SHORT TASK:
Exactly and only the lines from the first entry through the line with "fig = plt.figure(figsize=(W" should be copied, both ends included, with no pictures.

EXTRACTED ENTRIES:

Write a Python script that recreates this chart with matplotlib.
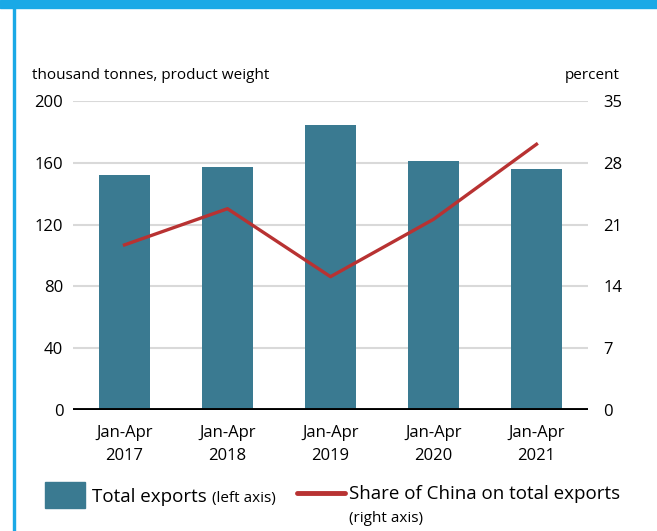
import numpy as np
import matplotlib.pyplot as plt
from matplotlib.patches import Rectangle
from matplotlib.lines import Line2D

plt.rcParams['font.family'] = ['Open Sans', 'DejaVu Sans']

periods = ['Jan-Apr\n2017', 'Jan-Apr\n2018', 'Jan-Apr\n2019', 'Jan-Apr\n2020', 'Jan-Apr\n2021']
total_exports = [152, 157.5, 184.5, 161, 156]       # thousand tonnes
china_share = [18.7, 22.8, 15.1, 21.6, 30.1]         # percent
left_ticks = [0, 40, 80, 120, 160, 200]
right_ticks = [0, 7, 14, 21, 28, 35]

W, H = 657, 531
fig = plt.figure(figsize=(W / 100, H / 100), dpi=100)

# blue frame: thick top band, thin left edge
fig.patches.append(Rectangle((0, (H - 8) / H), 1, 8 / H, transform=fig.transFigure,
                             color='#1aa9e6', zorder=0))
fig.patches.append(Rectangle((13 / W, 0), 2 / W, 1, transform=fig.transFigure,
                             color='#1aa9e6', zorder=0))

ax = fig.add_axes([73 / W, (H - 410) / H, 515 / W, 309 / H])
x = np.arange(len(periods))

ax.bar(x, total_exports, width=0.5, color='#3a7a91', zorder=2)
ax.set_xlim(-0.5, 4.5)
ax.set_ylim(0, 200)
ax.set_yticks(left_ticks)
for t in left_ticks[1:]:
    ax.axhline(t, color='#d9d9d9', lw=1.5, zorder=1)
ax.axhline(0, color='black', lw=2.8, zorder=3)

ax.set_xticks(x)
ax.set_xticklabels(periods, fontsize=12, linespacing=1.55)
ax.tick_params(axis='x', length=0, pad=11)
ax.tick_params(axis='y', length=0, pad=7, labelsize=12)
for s in ax.spines.values():
    s.set_visible(False)

ax2 = ax.twinx()
ax2.plot(x, china_share, color='#b83232', lw=2.4, zorder=4)
ax2.set_ylim(0, 35)
ax2.set_yticks(right_ticks)
ax2.tick_params(axis='y', length=0, pad=11, labelsize=12)
for s in ax2.spines.values():
    s.set_visible(False)

fig.text(32 / W, (H - 79) / H, 'thousand tonnes, product weight', fontsize=11, va='baseline')
fig.text(620 / W, (H - 79) / H, 'percent', fontsize=11, ha='right', va='baseline')

# legend
fig.patches.append(Rectangle((45 / W, (H - 508) / H), 40 / W, 26 / H,
                             transform=fig.transFigure, color='#3a7a91'))
t1 = fig.text(92 / W, (H - 502) / H, 'Total exports ', fontsize=13.5, va='baseline')
fig.canvas.draw()
bb = t1.get_window_extent()
fig.text(bb.x1 / W, (H - 502) / H, '(left axis)', fontsize=11, va='baseline')

fig.lines.append(Line2D([297 / W, 345 / W], [(H - 493) / H] * 2, transform=fig.transFigure,
                        color='#b83232', lw=3.5, solid_capstyle='round'))
fig.text(349 / W, (H - 499) / H, 'Share of China on total exports', fontsize=13.5, va='baseline')
fig.text(349 / W, (H - 522) / H, '(right axis)', fontsize=11, va='baseline')

fig.savefig('out.png', dpi=100)
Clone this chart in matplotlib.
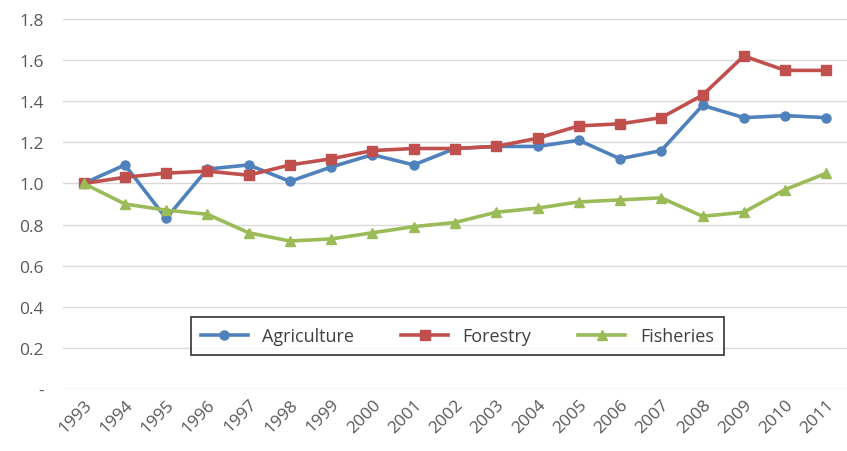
import matplotlib.pyplot as plt
from matplotlib.ticker import FuncFormatter

years = [str(y) for y in range(1993, 2012)]
agriculture = [1.00, 1.09, 0.83, 1.07, 1.09, 1.01, 1.08, 1.14, 1.09, 1.17,
               1.18, 1.18, 1.21, 1.12, 1.16, 1.38, 1.32, 1.33, 1.32]
forestry = [1.00, 1.03, 1.05, 1.06, 1.04, 1.09, 1.12, 1.16, 1.17, 1.17,
            1.18, 1.22, 1.28, 1.29, 1.32, 1.43, 1.62, 1.55, 1.55]
fisheries = [1.00, 0.90, 0.87, 0.85, 0.76, 0.72, 0.73, 0.76, 0.79, 0.81,
             0.86, 0.88, 0.91, 0.92, 0.93, 0.84, 0.86, 0.97, 1.05]

series = [
    ("Agriculture", agriculture, "#4F81BD", "o"),
    ("Forestry", forestry, "#C0504D", "s"),
    ("Fisheries", fisheries, "#9BBB59", "^"),
]

plt.rcParams['font.family'] = ['Open Sans', 'DejaVu Sans']

fig = plt.figure(figsize=(8.47, 4.52), dpi=100)
ax = fig.add_axes([63 / 847, 62 / 452, 784 / 847, 370 / 452])

xs = list(range(len(years)))
for label, ys, color, marker in series:
    ax.plot(xs, ys, color=color, marker=marker, markersize=6.5, linewidth=2.6, label=label)

ax.set_xlim(-0.5, len(years) - 0.5)
ax.set_ylim(0, 1.8)
ax.set_yticks([0.2 * i for i in range(10)])
ax.yaxis.set_major_formatter(FuncFormatter(lambda v, _: "-" if abs(v) < 1e-9 else f"{v:.1f}"))
ax.set_xticks(xs)
ax.set_xticklabels(years, rotation=45, ha="right", rotation_mode="anchor")
ax.tick_params(axis="both", length=0, labelsize=12.5, labelcolor="#595959")
ax.tick_params(axis="x", pad=5)
ax.tick_params(axis="y", pad=14)
ax.grid(axis="y", color="#D9D9D9", linewidth=1)
ax.set_axisbelow(True)
for side in ax.spines.values():
    side.set_visible(False)

leg = ax.legend(loc="center", bbox_to_anchor=(0.503, 0.143), ncol=3, fontsize=13,
                frameon=True, fancybox=False, edgecolor="black", handlelength=2.6,
                columnspacing=2.6, borderpad=0.55)
leg.get_frame().set_linewidth(1.2)
for t in leg.get_texts():
    t.set_color("#404040")

fig.savefig("out.png", dpi=100)
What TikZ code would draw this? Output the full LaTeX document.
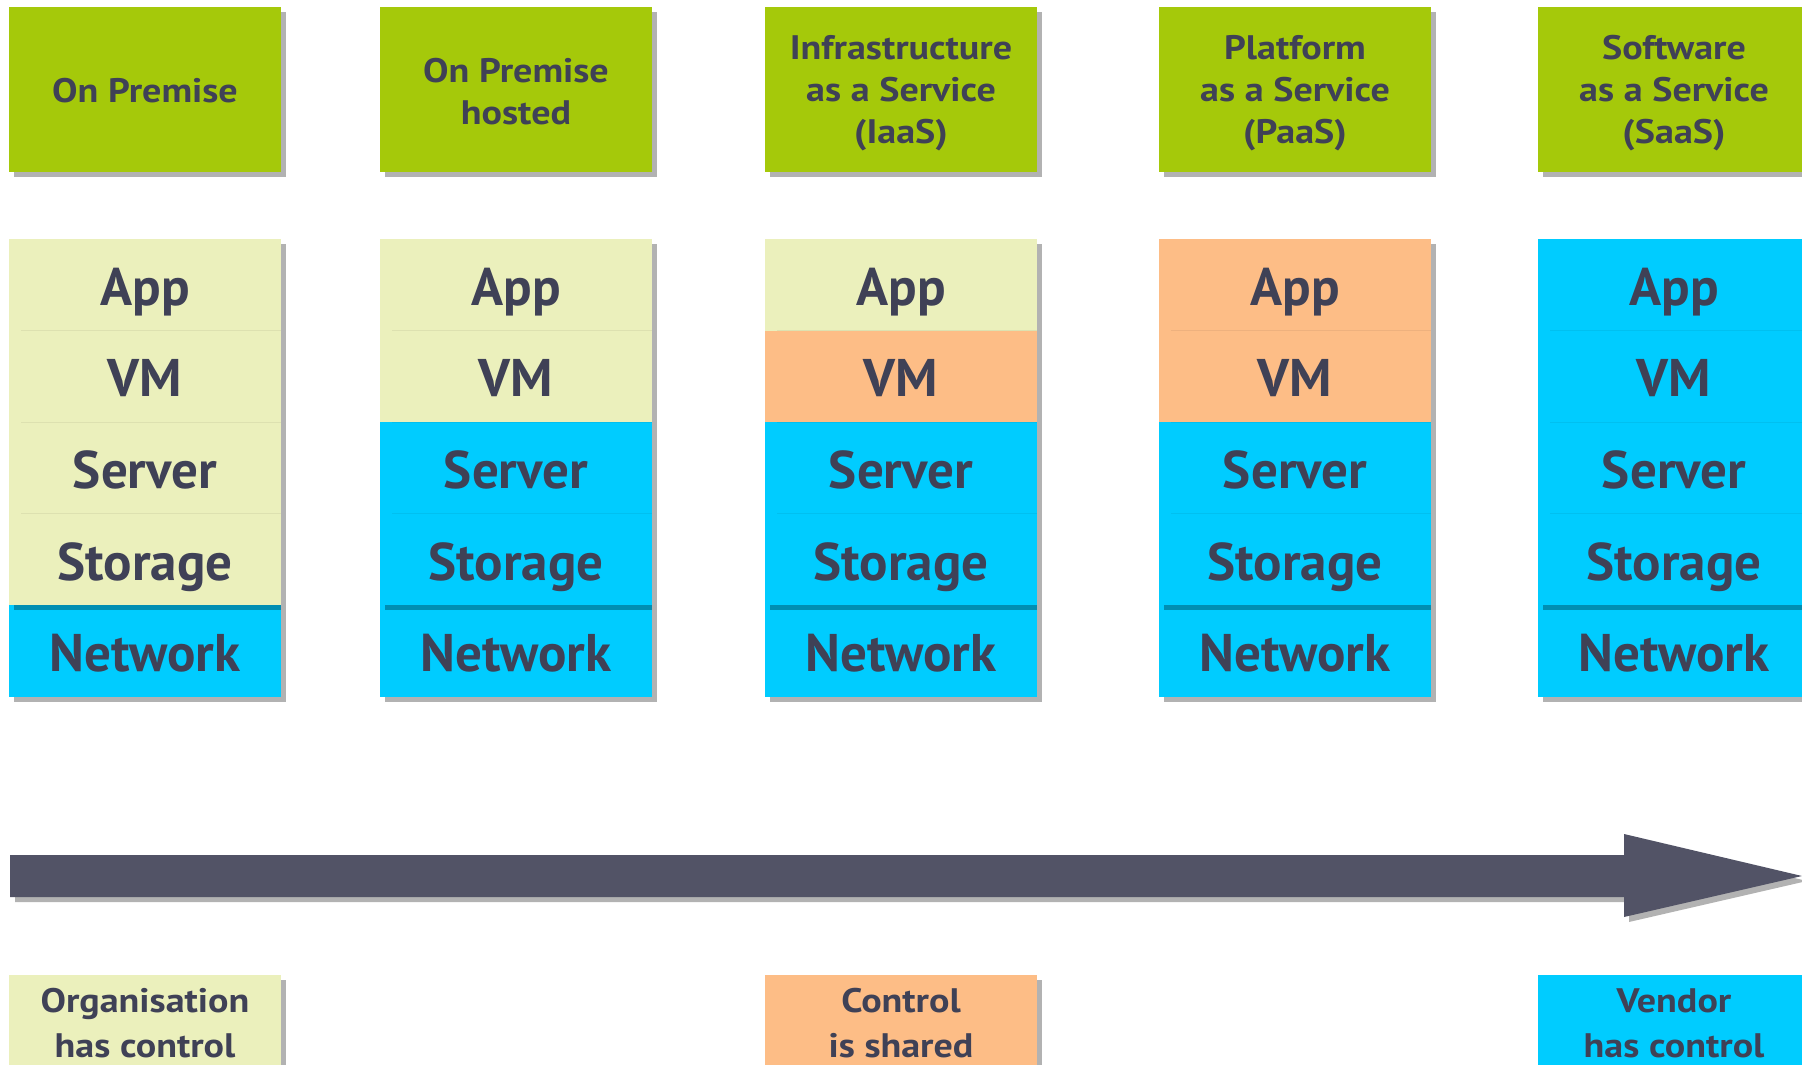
\documentclass[tikz,border=0pt]{standalone}
\usepackage{fontspec}
\setmainfont{PT Sans}
\newfontfamily\widefont[FakeStretch=1.12]{PT Sans}
\usetikzlibrary{shadows}
\definecolor{hdr}{HTML}{A5C90A}
\definecolor{cream}{HTML}{EBF0BC}
\definecolor{peach}{HTML}{FDBD86}
\definecolor{cyanb}{HTML}{00CCFF}
\definecolor{txt}{HTML}{3F4156}
\definecolor{arr}{HTML}{525366}
\begin{document}
\begin{tikzpicture}[x=1pt,y=-1pt,
  shad/.style={drop shadow={shadow xshift=5pt,shadow yshift=-5pt,fill=black,opacity=0.3}},
  hdrbox/.style={shad,fill=hdr,anchor=north west,inner sep=0pt,outer sep=0pt,
    minimum width=272pt,minimum height=165pt},
  hdrtxt/.style={align=center,text=txt,inner sep=0pt,
    font=\widefont\fontsize{34}{42}\selectfont\bfseries},
  cell/.style={fill=#1,anchor=north west,inner sep=0pt,outer sep=0pt,
    minimum width=272pt,minimum height=91.6pt,text=txt,
    text height=41pt,text depth=0pt,
    font=\fontsize{53}{60}\selectfont\bfseries},
  divider/.style={draw=black,opacity=0.06,line width=1.2pt},
  botbox/.style={shad,fill=#1,anchor=north west,inner sep=0pt,outer sep=0pt,
    minimum width=272pt,minimum height=130pt},
  bottxt/.style={align=center,text=txt,inner sep=0pt,
    font=\widefont\fontsize{34}{45}\selectfont\bfseries},
]
\useasboundingbox (0,0) rectangle (1802,1065);
\clip (0,0) rectangle (1802,1065);
\fill[white] (0,0) rectangle (1802,1065);

% headers
\node[hdrbox] (hdr1) at (9,7) {};
\node[hdrbox] (hdr2) at (380,7) {};
\node[hdrbox] (hdr3) at (765,7) {};
\node[hdrbox] (hdr4) at (1159,7) {};
\node[hdrbox] (hdr5) at (1538,7) {};
\node[hdrtxt] (hdr1t) at ([yshift=-1pt]hdr1.center) {On Premise};
\node[hdrtxt] (hdr2t) at ([yshift=-2pt]hdr2.center) {On Premise\\hosted};
\node[hdrtxt] (hdr3t) at ([yshift=-4pt]hdr3.center) {Infrastructure\\as a Service\\(IaaS)};
\node[hdrtxt] (hdr4t) at ([yshift=-4pt]hdr4.center) {Platform\\as a Service\\(PaaS)};
\node[hdrtxt] (hdr5t) at ([yshift=-4pt]hdr5.center) {Software\\as a Service\\(SaaS)};

% stacks
\foreach \i/\x/\ca/\cv/\cs/\ct in {1/9/cream/cream/cream/cream,
    2/380/cream/cream/cyanb/cyanb, 3/765/cream/peach/cyanb/cyanb,
    4/1159/peach/peach/cyanb/cyanb, 5/1538/cyanb/cyanb/cyanb/cyanb}{
  \node[cell=cyanb,shad] (net\i) at (\x,605.4) {Network};
  \fill[white,shad] (\x,239) rectangle ++(272,366.4);
  \node[cell=\ca] (app\i) at (\x,239) {App};
  \node[cell=\cv] (vm\i) at (\x,330.6) {VM};
  \node[cell=\cs] (srv\i) at (\x,422.2) {Server};
  \node[cell=\ct] (sto\i) at (\x,513.8) {Storage};
  \draw[divider] ([xshift=12pt]app\i.south west) -- (app\i.south east);
  \draw[divider] ([xshift=12pt]vm\i.south west) -- (vm\i.south east);
  \draw[divider] ([xshift=12pt]srv\i.south west) -- (srv\i.south east);
}

% arrow
\fill[arr,shad] (10,855) -- (1624,855) -- (1624,834) -- (1802,876)
  -- (1624,917) -- (1624,897) -- (10,897) -- cycle;

% bottom legend
\node[botbox=cream] (org) at (9,975) {};
\node[bottxt] (orgt) at ([yshift=-48.5pt]org.north) {Organisation\\has control};
\node[botbox=peach] (shr) at (765,975) {};
\node[bottxt] (shrt) at ([yshift=-48.5pt]shr.north) {Control\\is shared};
\node[botbox=cyanb] (ven) at (1538,975) {};
\node[bottxt] (vent) at ([yshift=-48.5pt]ven.north) {Vendor\\has control};
\end{tikzpicture}
\end{document}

RESULT:
Write a Python script that recreates this chart with matplotlib.
import numpy as np
import matplotlib.pyplot as plt
from matplotlib.patches import Rectangle
from matplotlib.lines import Line2D

plt.rcParams['font.family'] = ['Open Sans', 'DejaVu Sans']

periods = ['Jan-Apr\n2017', 'Jan-Apr\n2018', 'Jan-Apr\n2019', 'Jan-Apr\n2020', 'Jan-Apr\n2021']
total_exports = [152, 157.5, 184.5, 161, 156]       # thousand tonnes
china_share = [18.7, 22.8, 15.1, 21.6, 30.1]         # percent
left_ticks = [0, 40, 80, 120, 160, 200]
right_ticks = [0, 7, 14, 21, 28, 35]

W, H = 657, 531
fig = plt.figure(figsize=(W / 100, H / 100), dpi=100)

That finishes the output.